The importance of small goals

Back when I decided I wanted to learn Polish, I came up with this idea that “I just want to be fluent.”  I assumed that because I was pretty confident in my German, that it would only be a matter of time before my Polish reached the same level.  Wow, was I wrong!  I really underestimated how much time I had actually spent on German before I was able to get it to a useful level–so this is why I’ve become so frustrated;  it takes many hours to reach fluency. 

In my road to fluency in Polish, I’ve come to think smaller:  one goal at a time.  Instead of thinking to myself, “by 2015 I want to be fluent,” I think “in one month I want to improve my listening” or something similar.  I’ve come to find a great benefit in having smaller short-term goals:  because I’m focusing on one skill at a time, I can more easily see my progress.  This visible progress helps me keep my motivation to study. 

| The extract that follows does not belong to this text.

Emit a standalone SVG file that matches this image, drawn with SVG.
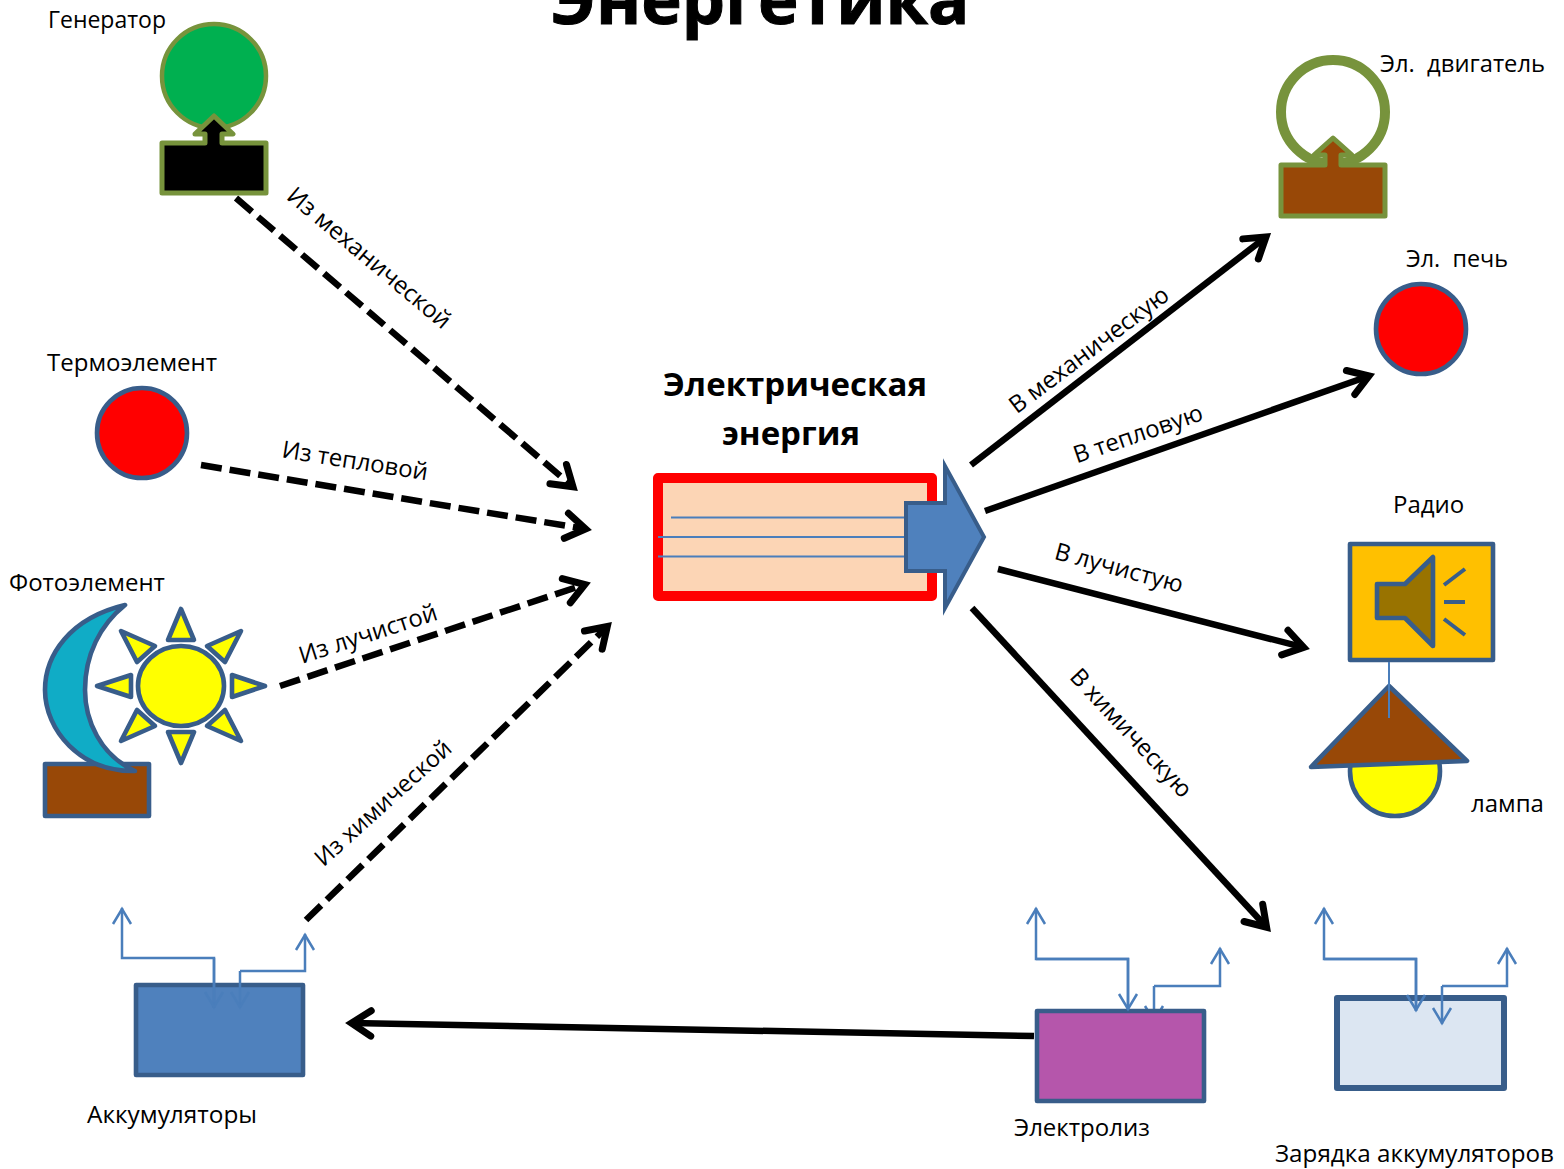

The way I’ve started to focus on these “short term goals” is to choose one skill that I want to improve–either listening, reading, speaking, or writing.  Right now, my focus is more on listening and reading comprehension.  Then I decide to focus mostly on that skill for the next 30 days.  For me, thirty days is short enough to not become overwhelming, but long enough to notice progress.  The great thing about short-term goals is that in languages, there is so much to learn, whether its speaking quickly, listening easily, using difficult tenses, etc. 

If you’re starting to reach a frustrating point in your learning where everything seems hard, perhaps a change of strategy and focusing on one goal at a time can help to keep the motivation!